Cronaca

Privò la figlia della sua eredità:
spariti 150.000 euro, condannata

Aveva privato la figlia della sua parte di legittima come erede, traendo in inganno la funzionaria della banca e inducendola a compiere un bonifico sul suo conto corrente di 150.000 euro provenienti dal conto corrente del marito, notissimo caldarrostaio cremonese, Ermenegildo Fantoni, scomparso il 4 dicembre del 2016 a 69 anni. Con l’accusa di truffa, oggi il giudice ha condannato l’imputata, moglie del defunto, ad una pena di otto mesi e 100 euro di multa, e al risarcimento di una provvisionale di 15.000 euro in favore della figlia.

L’avvocato Bencivenga

Oltre alla madre, la figlia aveva denunciato anche il fratello, finito anch’egli a processo, ma nei suoi confronti è stata emessa sentenza di assoluzione “per non aver commesso il fatto”. Per il figlio, anche il pm aveva chiesto l’assoluzione, mentre per la madre la condanna a un anno di reclusione e 100 euro di multa.

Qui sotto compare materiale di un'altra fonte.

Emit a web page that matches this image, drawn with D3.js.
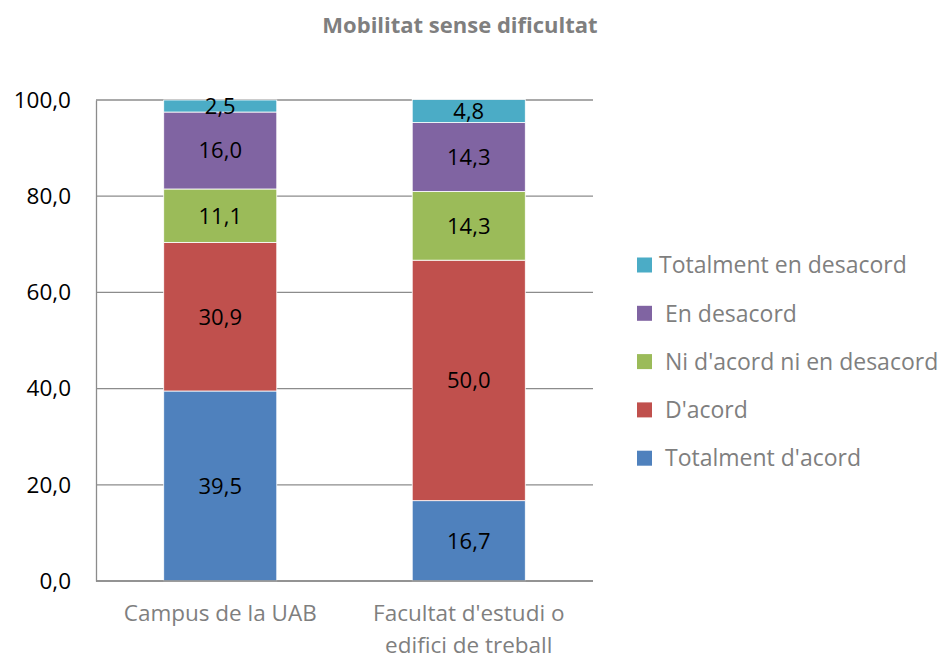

Il primo dicembre del 2016, un giovedì, l’imputata, oggi 76 anni, si era recata in banca chiedendo il trasferimento dal conto del marito al suo di 150.000 euro. La donna non era cointestataria, ma aveva la firma. Poteva quindi trasferire denaro a terzi, ma non a se stessa. Per farlo, c’era bisogno della firma del marito. La funzionaria dell’istituto di credito le aveva quindi consegnato il modulo per il trasferimento da far firmare al marito. L’imputata era tornata in banca il giorno successivo con il modulo firmato. Era venerdì, ma l’ordine del bonifico era partito lunedì 5 dicembre. Il giorno prima il marito era morto in ospedale in seguito a problemi respiratori.

L’avvocato Vezzoni

“Il trasferimento del denaro” ha detto il pm nella sua requisitoria, “è avvenuto in data successiva alla morte del marito, e solo nel 2019 la figlia ha scoperto che quei 150.000 euro, che come erede considerava la sua parte di legittima, erano spariti“. Per l’accusa, “madre e figlio avevano tergiversato e preso tempo, promettendole che avrebbero pensato loro a sistemare la questione dell’eredità, in realtà tenendola all’oscuro delle loro intenzioni, essendo lei già intestataria di alcuni immobili all’estero”. “Se non è provato il coinvolgimento nella vicenda del figlio”, ha aggiunto il pm, “che dalla funzionaria della banca era stato visto solo un paio di volte, lo è invece per la madre, che era in malafede”. Nel 2019, quando la figlia si era presentata in banca scoprendo cosa era successo, la funzionaria aveva contattato la madre chiedendole la restituire quei soldi, ma la donna si era rifiutata, dicendo che quel denaro le serviva. Per il legale della difesa, l’avvocato Alessandro Vezzoni, invece, l’imputata non avrebbe avuto alcun bisogno di architettare una truffa: “Avrebbe potuto girare i soldi a terzi, anche al figlio”.

E poi c’era il “nodo” della firma: per la procura, la firma del marito non era autentica. Lo ha confermato oggi il perito grafologo di Brescia Paola Sangiorgi, che ha esaminato la firma del defunto sul modulo della banca, confrontandola con quella su altri documenti originali. Una conclusione, la sua, contrastata dall’esperta della difesa, la cremonese Mariagrazia Lombardi, che ha esaminato la firma su una copia della cartella clinica, ritenendola invece autentica. Fondamentale, per la Lombardi, l’esame della firma sulla cartella clinica e il fatto di tenere conto delle condizioni del paziente, mentre la collega l’ha attaccata, sostenendo l’importanza di basarsi su documenti originali. Alla fine il giudice ha accolto la tesi dell’accusa.

A processo la figlia era parte civile con il legale Paolo Soldi, oggi sostituito dal collega Marco Bencivenga. La motivazione della sentenza sarà depositata entro 90 giorni.